WORK TO COMPLETE:
Reproduce all entries precisely, down to the last character.

········

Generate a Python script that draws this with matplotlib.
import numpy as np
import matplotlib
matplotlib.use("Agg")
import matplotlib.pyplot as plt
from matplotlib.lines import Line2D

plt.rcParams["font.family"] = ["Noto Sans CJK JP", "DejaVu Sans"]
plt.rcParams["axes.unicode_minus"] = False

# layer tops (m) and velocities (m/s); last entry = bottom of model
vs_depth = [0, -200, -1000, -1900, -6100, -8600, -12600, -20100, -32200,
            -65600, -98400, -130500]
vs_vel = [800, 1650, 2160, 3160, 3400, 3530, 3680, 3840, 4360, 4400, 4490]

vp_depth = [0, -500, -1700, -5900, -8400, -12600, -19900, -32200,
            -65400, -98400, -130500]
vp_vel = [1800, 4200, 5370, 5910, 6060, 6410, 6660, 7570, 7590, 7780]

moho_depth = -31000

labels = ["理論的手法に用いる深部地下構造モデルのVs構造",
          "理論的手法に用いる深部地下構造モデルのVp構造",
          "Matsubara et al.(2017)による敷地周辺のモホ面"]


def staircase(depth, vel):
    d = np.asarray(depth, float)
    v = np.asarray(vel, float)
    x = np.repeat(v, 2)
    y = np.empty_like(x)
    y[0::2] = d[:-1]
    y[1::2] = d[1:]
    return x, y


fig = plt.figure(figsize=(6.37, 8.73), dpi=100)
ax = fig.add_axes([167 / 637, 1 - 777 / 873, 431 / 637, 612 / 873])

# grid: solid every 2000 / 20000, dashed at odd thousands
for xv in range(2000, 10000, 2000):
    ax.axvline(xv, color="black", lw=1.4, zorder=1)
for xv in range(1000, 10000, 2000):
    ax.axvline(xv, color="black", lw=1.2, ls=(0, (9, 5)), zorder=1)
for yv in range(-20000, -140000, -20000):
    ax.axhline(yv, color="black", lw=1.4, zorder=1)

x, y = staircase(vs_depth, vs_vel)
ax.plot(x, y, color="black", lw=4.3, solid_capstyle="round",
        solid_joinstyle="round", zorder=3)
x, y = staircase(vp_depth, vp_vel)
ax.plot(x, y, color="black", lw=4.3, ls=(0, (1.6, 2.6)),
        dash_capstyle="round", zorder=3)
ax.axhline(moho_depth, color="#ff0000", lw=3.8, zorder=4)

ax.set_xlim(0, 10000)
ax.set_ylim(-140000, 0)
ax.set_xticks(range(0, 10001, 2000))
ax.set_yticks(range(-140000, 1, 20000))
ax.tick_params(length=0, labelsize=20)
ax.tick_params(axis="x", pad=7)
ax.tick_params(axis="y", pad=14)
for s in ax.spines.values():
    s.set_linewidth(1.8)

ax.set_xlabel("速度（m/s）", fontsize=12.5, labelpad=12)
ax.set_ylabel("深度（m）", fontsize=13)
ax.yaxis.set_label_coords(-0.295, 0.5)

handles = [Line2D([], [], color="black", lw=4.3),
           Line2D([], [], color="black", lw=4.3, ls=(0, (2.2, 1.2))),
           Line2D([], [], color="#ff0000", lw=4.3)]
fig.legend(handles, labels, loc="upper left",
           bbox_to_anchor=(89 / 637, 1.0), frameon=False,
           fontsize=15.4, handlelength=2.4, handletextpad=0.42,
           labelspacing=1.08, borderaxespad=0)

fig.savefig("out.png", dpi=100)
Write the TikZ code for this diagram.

········

REPLY TO THE TASK:
Generate a Python script that draws this with matplotlib.
import numpy as np
import matplotlib
matplotlib.use("Agg")
import matplotlib.pyplot as plt
from matplotlib.lines import Line2D

plt.rcParams["font.family"] = ["Noto Sans CJK JP", "DejaVu Sans"]
plt.rcParams["axes.unicode_minus"] = False

# layer tops (m) and velocities (m/s); last entry = bottom of model
vs_depth = [0, -200, -1000, -1900, -6100, -8600, -12600, -20100, -32200,
            -65600, -98400, -130500]
vs_vel = [800, 1650, 2160, 3160, 3400, 3530, 3680, 3840, 4360, 4400, 4490]

vp_depth = [0, -500, -1700, -5900, -8400, -12600, -19900, -32200,
            -65400, -98400, -130500]
vp_vel = [1800, 4200, 5370, 5910, 6060, 6410, 6660, 7570, 7590, 7780]

moho_depth = -31000

labels = ["理論的手法に用いる深部地下構造モデルのVs構造",
          "理論的手法に用いる深部地下構造モデルのVp構造",
          "Matsubara et al.(2017)による敷地周辺のモホ面"]


def staircase(depth, vel):
    d = np.asarray(depth, float)
    v = np.asarray(vel, float)
    x = np.repeat(v, 2)
    y = np.empty_like(x)
    y[0::2] = d[:-1]
    y[1::2] = d[1:]
    return x, y


fig = plt.figure(figsize=(6.37, 8.73), dpi=100)
ax = fig.add_axes([167 / 637, 1 - 777 / 873, 431 / 637, 612 / 873])

# grid: solid every 2000 / 20000, dashed at odd thousands
for xv in range(2000, 10000, 2000):
    ax.axvline(xv, color="black", lw=1.4, zorder=1)
for xv in range(1000, 10000, 2000):
    ax.axvline(xv, color="black", lw=1.2, ls=(0, (9, 5)), zorder=1)
for yv in range(-20000, -140000, -20000):
    ax.axhline(yv, color="black", lw=1.4, zorder=1)

x, y = staircase(vs_depth, vs_vel)
ax.plot(x, y, color="black", lw=4.3, solid_capstyle="round",
        solid_joinstyle="round", zorder=3)
x, y = staircase(vp_depth, vp_vel)
ax.plot(x, y, color="black", lw=4.3, ls=(0, (1.6, 2.6)),
        dash_capstyle="round", zorder=3)
ax.axhline(moho_depth, color="#ff0000", lw=3.8, zorder=4)

ax.set_xlim(0, 10000)
ax.set_ylim(-140000, 0)
ax.set_xticks(range(0, 10001, 2000))
ax.set_yticks(range(-140000, 1, 20000))
ax.tick_params(length=0, labelsize=20)
ax.tick_params(axis="x", pad=7)
ax.tick_params(axis="y", pad=14)
for s in ax.spines.values():
    s.set_linewidth(1.8)

ax.set_xlabel("速度（m/s）", fontsize=12.5, labelpad=12)
ax.set_ylabel("深度（m）", fontsize=13)
ax.yaxis.set_label_coords(-0.295, 0.5)

handles = [Line2D([], [], color="black", lw=4.3),
           Line2D([], [], color="black", lw=4.3, ls=(0, (2.2, 1.2))),
           Line2D([], [], color="#ff0000", lw=4.3)]
fig.legend(handles, labels, loc="upper left",
           bbox_to_anchor=(89 / 637, 1.0), frameon=False,
           fontsize=15.4, handlelength=2.4, handletextpad=0.42,
           labelspacing=1.08, borderaxespad=0)

fig.savefig("out.png", dpi=100)
Write the TikZ code for this diagram.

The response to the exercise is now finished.